Forecasting Bilateral Refugee Flows with High-dimensional Data and Machine Learning Techniques [ link ] with Andre Groeger, Tobias Heidland, Finja Krueger and Conghan Zheng (R&R at Journal of Economic Geography)

We develop monthly refugee flow forecasting models for 150 origin countries to the EU27, using machine learning and high-dimensional data, including digital trace data from Google Trends. Comparing different models and forecasting horizons and validating them out-of-sample, we find that an ensemble forecast combining Random Forest and Extreme Gradient Boosting algorithms consistently outperforms for forecast horizons between 3 to 12 months. For large refugee flow corridors, this holds in a parsimonious model exclusively based on Google Trends variables, which has the advantage of close-to-real-time availability. We provide practical recommendations about how our approach can enable ahead-of-period refugee forecasting applications. 

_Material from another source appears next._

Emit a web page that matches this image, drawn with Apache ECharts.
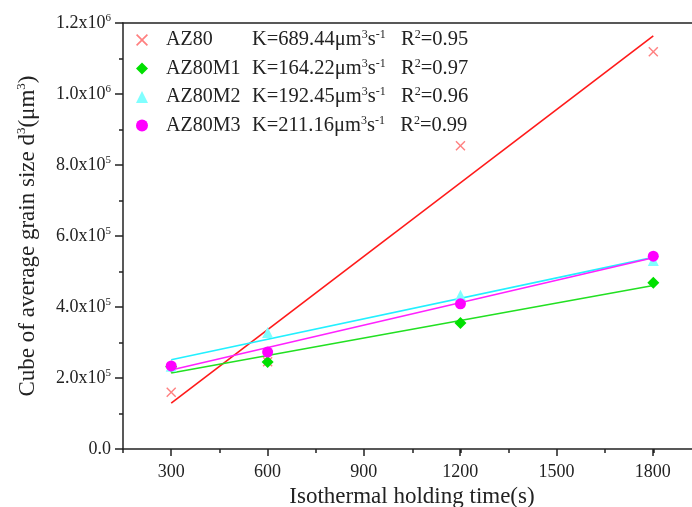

The Effects of Monetary Policy Shocks on Risk [ link ]


I study how monetary policy affects the predicted distributions of GDP growth and inflation in the US, in particular whether it can alleviate tail risks. These risks are captured as the time-varying conditional 5th (downside risk) and 95th (upside risk) quantiles of the forecasted distributions of the variables of interest. I find that contractionary shocks shift the expected distributions of both variables to the left, in line with established results, but exacerbate tail risks and create additional modes in the distribution which suggest increased probabilities of very bad growth outcomes and policy ineffectiveness vis-à-vis inflation. The bimodality is not present for expansionary shocks. In addition, in response to the shock, the distributions are skewed and inflation uncertainty actually increases in response to an attempt by the authority to control it. The results recall the idea of multiple equilibria resulting from weak policy responses to increases in inflation, but suggest that multiplicity may be related only to contractions. The findings are derived using a new model setup which combines quantile regression with a dynamic factor model.

Other work in progress:

Adaptation and time-varying effects of climate shocks on the United States with Alessandra Testa

We use a time-varying coefficient SVAR woth stochastic volatility to assess whether temperature shocks in the US have different effects over time. To do this we investigate if the shocks have become larger or if the transmission has changed, possibly due to adaptation. In particular, we construct a new time series of patents related to climate adaptation and mitigation to capture technological adaptation effects.